Your instructions
Line by line, repeat the data below exactly, beginning at the first line and ending at the line with "ctx.setTransform(1, 0, 0, 1, 0, 0);". Omit pictures.

#####

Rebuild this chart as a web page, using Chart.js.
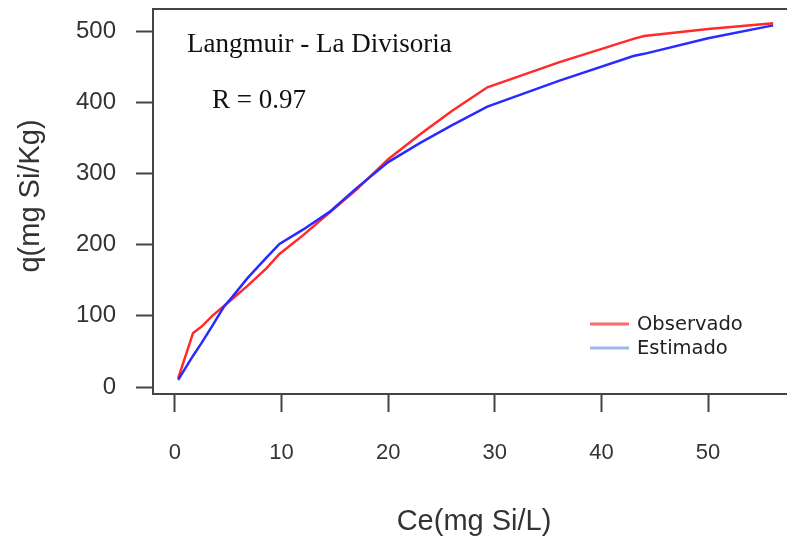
<!DOCTYPE html>
<html>
<head>
<meta charset="utf-8">
<script src="https://cdn.jsdelivr.net/npm/chart.js@4"></script>
<style>
  html, body { margin: 0; padding: 0; background: #fff; }
  #wrap { width: 787px; height: 548px; }
</style>
</head>
<body>
<div id="wrap"><canvas id="chart" width="787" height="548"></canvas></div>
<script>
// Ce values (mg Si/L) and adsorbed q (mg Si/Kg)
const ceValues   = [0.3, 1.7, 2.5, 3.5, 4.6, 5.4, 6.8, 8.6, 9.8, 12.0, 14.5, 17.0, 20.0, 23.0, 26.0, 29.3, 36.0, 43.0, 44.0, 50.0, 56.1];
const observado  = [12, 76, 85, 100, 114, 124, 142, 167, 187, 213, 245, 277, 320, 355, 388, 421, 456, 489, 493, 503, 511];
const estimado   = [10, 44, 62, 86, 113, 127, 153, 182, 201, 221, 246, 279, 316, 343, 368, 394, 430, 465, 468, 490, 508];
const xTicks = [0, 10, 20, 30, 40, 50];
const yTicks = [0, 100, 200, 300, 400, 500];

const seriesNames = ['Observado', 'Estimado'];
const lineColors = ['#ff2a2a', '#2a2aff'];
const legendColors = ['#ff6b6b', '#9db8e8'];

function toPoints(ys) {
  return ceValues.map((c, i) => ({ x: c, y: ys[i] }));
}

// texts, top frame line and the legend box drawn by hand
const extras = {
  id: 'extras',
  afterDraw(chart) {
    const ctx = chart.ctx;
    const area = chart.chartArea;
    ctx.save();
    ctx.strokeStyle = '#444';
    ctx.lineWidth = 2;
    ctx.beginPath();
    ctx.moveTo(area.left, area.top);
    ctx.lineTo(chart.width, area.top);
    ctx.stroke();

    ctx.fillStyle = '#111';
    ctx.font = '27px "Liberation Serif", "Times New Roman", serif';
    ctx.textAlign = 'left';
    ctx.textBaseline = 'alphabetic';
    ctx.fillText('Langmuir - La Divisoria', 187, 52);
    ctx.fillText('R = 0.97', 212, 108);

    // axis titles
    ctx.fillStyle = '#333';
    ctx.font = '29px "Liberation Sans", Arial, sans-serif';
    ctx.textAlign = 'center';
    ctx.textBaseline = 'middle';
    ctx.fillText('Ce(mg Si/L)', 474, 522);
    ctx.translate(31, 196);
    ctx.rotate(-Math.PI / 2);
    ctx.fillText('q(mg Si/Kg)', 0, 0);
    ctx.setTransform(1, 0, 0, 1, 0, 0);

    // legend
    ctx.font = '19.5px "DejaVu Sans", sans-serif';
    ctx.textAlign = 'left';
    ctx.textBaseline = 'middle';
    seriesNames.forEach((name, i) => {
      const y = 324 + i * 24;
      ctx.strokeStyle = legendColors[i];
      ctx.lineWidth = 3;
      ctx.beginPath();
      ctx.moveTo(590, y);
      ctx.lineTo(629, y);
      ctx.stroke();
      ctx.fillStyle = '#222';
      ctx.fillText(name, 637, y + 1);
    });
    ctx.restore();
  }
};

new Chart(document.getElementById('chart').getContext('2d'), {
  type: 'line',
  data: {
    datasets: [
      {
        label: seriesNames[1],
        data: toPoints(estimado),
        borderColor: lineColors[1],
        borderWidth: 2.5,
        pointRadius: 0,
        tension: 0
      },
      {
        label: seriesNames[0],
        data: toPoints(observado),
        borderColor: lineColors[0],
        borderWidth: 2.5,
        pointRadius: 0,
        tension: 0
      }
    ]
  },
  options: {
    responsive: false,
    devicePixelRatio: 1,
    animation: false,
    layout: { padding: { top: 9, right: 0, left: 0, bottom: 0 } },
    plugins: {
      legend: { display: false },
      tooltip: { enabled: false }
    },
    scales: {
      x: {
        type: 'linear',
        min: -2.06,
        max: 57.4,
        afterFit: s => { s.height = 154; s.paddingLeft = 0; s.paddingRight = 0; },
        afterBuildTicks: s => { s.ticks = xTicks.map(v => ({ value: v })); },
        grid: { drawOnChartArea: false, tickLength: 18, tickColor: '#444', tickWidth: 2 },
        border: { color: '#444', width: 2 },
        ticks: {
          color: '#333',
          padding: 28,
          maxRotation: 0,
          font: { family: '"Liberation Sans", Arial, sans-serif', size: 22 }
        }
      },
      y: {
        min: -9.8,
        max: 531,
        afterFit: s => { s.width = 153; s.paddingTop = 0; s.paddingBottom = 0; },
        afterBuildTicks: s => { s.ticks = yTicks.map(v => ({ value: v })); },
        grid: { drawOnChartArea: false, tickLength: 17, tickColor: '#444', tickWidth: 2 },
        border: { color: '#444', width: 2 },
        ticks: {
          color: '#333',
          padding: 20,
          font: { family: '"Liberation Sans", Arial, sans-serif', size: 24 }
        }
      }
    }
  },
  plugins: [extras]
});
</script>
</body>
</html>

#####

Exercise result
Rebuild this chart as a web page, using Chart.js.
<!DOCTYPE html>
<html>
<head>
<meta charset="utf-8">
<script src="https://cdn.jsdelivr.net/npm/chart.js@4"></script>
<style>
  html, body { margin: 0; padding: 0; background: #fff; }
  #wrap { width: 787px; height: 548px; }
</style>
</head>
<body>
<div id="wrap"><canvas id="chart" width="787" height="548"></canvas></div>
<script>
// Ce values (mg Si/L) and adsorbed q (mg Si/Kg)
const ceValues   = [0.3, 1.7, 2.5, 3.5, 4.6, 5.4, 6.8, 8.6, 9.8, 12.0, 14.5, 17.0, 20.0, 23.0, 26.0, 29.3, 36.0, 43.0, 44.0, 50.0, 56.1];
const observado  = [12, 76, 85, 100, 114, 124, 142, 167, 187, 213, 245, 277, 320, 355, 388, 421, 456, 489, 493, 503, 511];
const estimado   = [10, 44, 62, 86, 113, 127, 153, 182, 201, 221, 246, 279, 316, 343, 368, 394, 430, 465, 468, 490, 508];
const xTicks = [0, 10, 20, 30, 40, 50];
const yTicks = [0, 100, 200, 300, 400, 500];

const seriesNames = ['Observado', 'Estimado'];
const lineColors = ['#ff2a2a', '#2a2aff'];
const legendColors = ['#ff6b6b', '#9db8e8'];

function toPoints(ys) {
  return ceValues.map((c, i) => ({ x: c, y: ys[i] }));
}

// texts, top frame line and the legend box drawn by hand
const extras = {
  id: 'extras',
  afterDraw(chart) {
    const ctx = chart.ctx;
    const area = chart.chartArea;
    ctx.save();
    ctx.strokeStyle = '#444';
    ctx.lineWidth = 2;
    ctx.beginPath();
    ctx.moveTo(area.left, area.top);
    ctx.lineTo(chart.width, area.top);
    ctx.stroke();

    ctx.fillStyle = '#111';
    ctx.font = '27px "Liberation Serif", "Times New Roman", serif';
    ctx.textAlign = 'left';
    ctx.textBaseline = 'alphabetic';
    ctx.fillText('Langmuir - La Divisoria', 187, 52);
    ctx.fillText('R = 0.97', 212, 108);

    // axis titles
    ctx.fillStyle = '#333';
    ctx.font = '29px "Liberation Sans", Arial, sans-serif';
    ctx.textAlign = 'center';
    ctx.textBaseline = 'middle';
    ctx.fillText('Ce(mg Si/L)', 474, 522);
    ctx.translate(31, 196);
    ctx.rotate(-Math.PI / 2);
    ctx.fillText('q(mg Si/Kg)', 0, 0);
    ctx.setTransform(1, 0, 0, 1, 0, 0);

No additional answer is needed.